My hadoop_enrich & hadoop_shred version are correct @ecoron ?
I am running this
./snowplow-emr-etl-runner --config ~/snowplow-master/3-enrich/emr-etl-runner/config/config.yml.sample --resolver ~/snowplow-master/3-enrich/config/iglu_resolver.json --enrichments ~/snowplow-master/3-enrich/config/enrichments/ --skip elasticsearch,staging
I think there is some configuration mismatch between the build the hadoop enrich , shred jars the ami version, not sure. Waiting for your reply.
is there something else customized like in enrichments or resolver?
you should see some console output like
DEBUG – : Staging raw logs…
…
DEBUG – : Waiting a minute to allow S3 to settle (eventual consistency)
DEBUG – : Initializing EMR jobflow
DEBUG – : EMR jobflow j-XXXXXXXXXXX started, waiting for jobflow to complete…
Basically for the Snowplow pipeline to run we have to deploy an array of hosted assets to a public S3 bucket in each AWS region.
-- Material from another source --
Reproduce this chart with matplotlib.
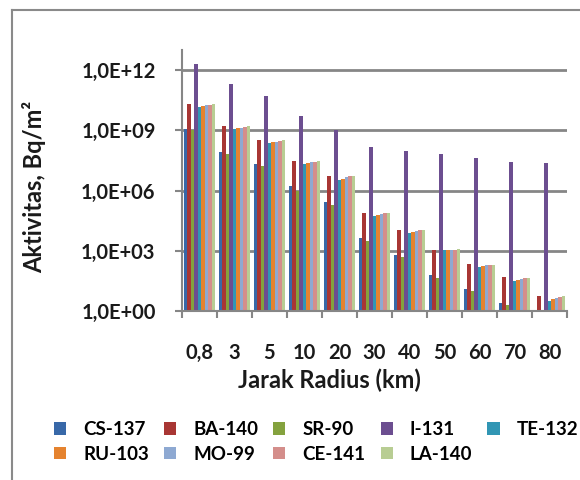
import numpy as np
import matplotlib
matplotlib.use('Agg')
import matplotlib.pyplot as plt
from matplotlib.patches import Patch
from matplotlib.lines import Line2D
from matplotlib.ticker import FixedLocator, FixedFormatter

plt.rcParams['font.family'] = ['Lato', 'DejaVu Sans']
plt.rcParams['font.weight'] = 'bold'

radius = ['0,8', '3', '5', '10', '20', '30', '40', '50', '60', '70', '80']
nuclides = ['CS-137', 'BA-140', 'SR-90', 'I-131', 'TE-132',
            'RU-103', 'MO-99', 'CE-141', 'LA-140']

cs137 = [1.2e9, 8e7, 2e7, 1.6e6, 2.6e5, 4.3e3, 6.3e2, 60, 13, 2.6, 0.5]
ba140 = [2e10, 1.6e9, 3.2e8, 3e7, 5.2e6, 8e4, 1.1e4, 1.1e3, 210, 47, 5.6]
sr90 = [1e9, 6.3e7, 1.6e7, 1e6, 2e5, 3.2e3, 470, 43, 10, 2, 0.5]
i131 = [2e12, 2e11, 5e10, 5e9, 1e9, 1.5e8, 9.3e7, 6.3e7, 4.3e7, 2.6e7, 2.3e7]
te132 = [1.5e10, 1.2e9, 2.4e8, 2.1e7, 3.4e6, 5.6e4, 7.4e3, 1.07e3, 160, 32, 3.2]
ru103 = [1.6e10, 1.26e9, 2.5e8, 2.3e7, 3.7e6, 6.3e4, 8.5e3, 1.1e3, 180, 35, 4]
mo99 = [1.8e10, 1.35e9, 2.7e8, 2.5e7, 4.7e6, 6.8e4, 1e4, 1.1e3, 185, 38, 4.7]
ce141 = [1.9e10, 1.5e9, 3e8, 2.7e7, 5.2e6, 7.4e4, 1.07e4, 1.15e3, 190, 42, 5.2]
la140 = [2e10, 1.6e9, 3.2e8, 3e7, 5.6e6, 8e4, 1.12e4, 1.2e3, 200, 45, 5.6]

series = [cs137, ba140, sr90, i131, te132, ru103, mo99, ce141, la140]
colors = ['#3868A8', '#A83634', '#84A23E', '#6C4E90', '#3196B4',
          '#E5832F', '#8EA9D2', '#D48E8B', '#B8CD93']

fig = plt.figure(figsize=(5.8, 4.8), dpi=100)
ax = fig.add_axes([182/580, 1 - 311/480, 385/580, 261/480])

x = np.arange(len(radius))
w = 0.1
for j, (vals, c) in enumerate(zip(series, colors)):
    ax.bar(x + (j - 4) * w, vals, width=w, color=c, label=nuclides[j], zorder=2)

ax.set_yscale('log')
ax.set_ylim(1, 1e13)
ax.set_xlim(-0.5, len(radius) - 0.5)

ax.yaxis.set_major_locator(FixedLocator([1, 1e3, 1e6, 1e9, 1e12]))
ax.yaxis.set_major_formatter(FixedFormatter(['1,0E+00', '1,0E+03', '1,0E+06', '1,0E+09', '1,0E+12']))
ax.yaxis.set_minor_locator(FixedLocator([]))
ax.set_xticks(x)
ax.set_xticklabels(radius)
ax.set_xticks(np.arange(len(radius) + 1) - 0.5, minor=True)

gray = '#868686'
ax.grid(axis='y', color=gray, lw=2)
ax.set_axisbelow(True)
for s in ['top', 'right']:
    ax.spines[s].set_visible(False)
for s in ['left', 'bottom']:
    ax.spines[s].set_color(gray)
    ax.spines[s].set_linewidth(1.5)

ax.tick_params(axis='y', which='major', direction='out', length=5, width=1.5,
               color=gray, labelsize=14.5, pad=14)
ax.tick_params(axis='x', which='major', length=0, labelsize=14.5, pad=23)
ax.tick_params(axis='x', which='minor', direction='out', length=5, width=1.5, color=gray)
for lab in ax.get_xticklabels() + ax.get_yticklabels():
    lab.set_fontweight('bold')
    lab.set_color('#1a1a1a')

ax.set_ylabel('Aktivitas, Bq/m²', fontsize=17, fontweight='bold', color='#1a1a1a')
ax.yaxis.set_label_coords(-0.353, 0.475)
ax.set_xlabel('Jarak Radius (km)', fontsize=17, fontweight='bold', color='#1a1a1a')
ax.xaxis.set_label_coords(0.384, -0.222)
ax.xaxis.label.set_va('top')

# legend fills column by column, so interleave to get row-wise order
order = [0, 5, 1, 6, 2, 7, 3, 8, 4]
handles = [Patch(facecolor=colors[i], edgecolor='none') for i in order]
labels = [nuclides[i] for i in order]
fig.legend(handles, labels, ncol=5, loc='upper left', mode='expand',
           bbox_to_anchor=(54/580, 1 - 421/480, 524/580, 0.0), frameon=False,
           prop={'size': 13.5, 'weight': 'bold'}, handlelength=0.65, handleheight=0.65,
           handletextpad=0.9, columnspacing=0.5, labelspacing=0.4,
           borderaxespad=0, borderpad=0)

# chart area border (left and top edges visible)
fig.add_artist(Line2D([12/580, 12/580], [0, 1 - 10/480], color='#8a8a8a', lw=1.5))
fig.add_artist(Line2D([12/580, 1], [1 - 10/480, 1 - 10/480], color='#8a8a8a', lw=1.5))

fig.savefig('out.png', dpi=100)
Unfortunately for you we hadn’t yet set this up for Mumbai (ap-south-1). I have made a ticket for this now:
And we are now running the sync process. If all goes well, the sync should be complete in about an hour, and you can try again then.
Apologies for the confusion. It looks like you are the first Snowplow user in ap-south-1 - so let us know if you encounter any further problems downstream.
I have started the same job multiple times and getting the same error. Can you please help.
P.S. : Standard Error I am getting on Emr console:
Exception in thread "main" cascading.flow.FlowException: step failed: (3/3) ...d/run=2016-10-03-07-25-44, with job id: job_1475479683156_0003, please see cluster logs for failure messages
at cascading.flow.planner.FlowStepJob.blockOnJob(FlowStepJob.java:221)
at cascading.flow.planner.FlowStepJob.start(FlowStepJob.java:149)
at cascading.flow.planner.FlowStepJob.call(FlowStepJob.java:124)
at cascading.flow.planner.FlowStepJob.call(FlowStepJob.java:43)
at java.util.concurrent.FutureTask.run(FutureTask.java:262)
at java.util.concurrent.ThreadPoolExecutor.runWorker(ThreadPoolExecutor.java:1145)
at java.util.concurrent.ThreadPoolExecutor$Worker.run(ThreadPoolExecutor.java:615)
at java.lang.Thread.run(Thread.java:745)
Hi @deepak - you’ll need to dig through the logs (there’s a wiki link shared in the error message that should help) to figure out why the job is failing after 7 minutes in Hadoop Enrich. Let us know what you find out!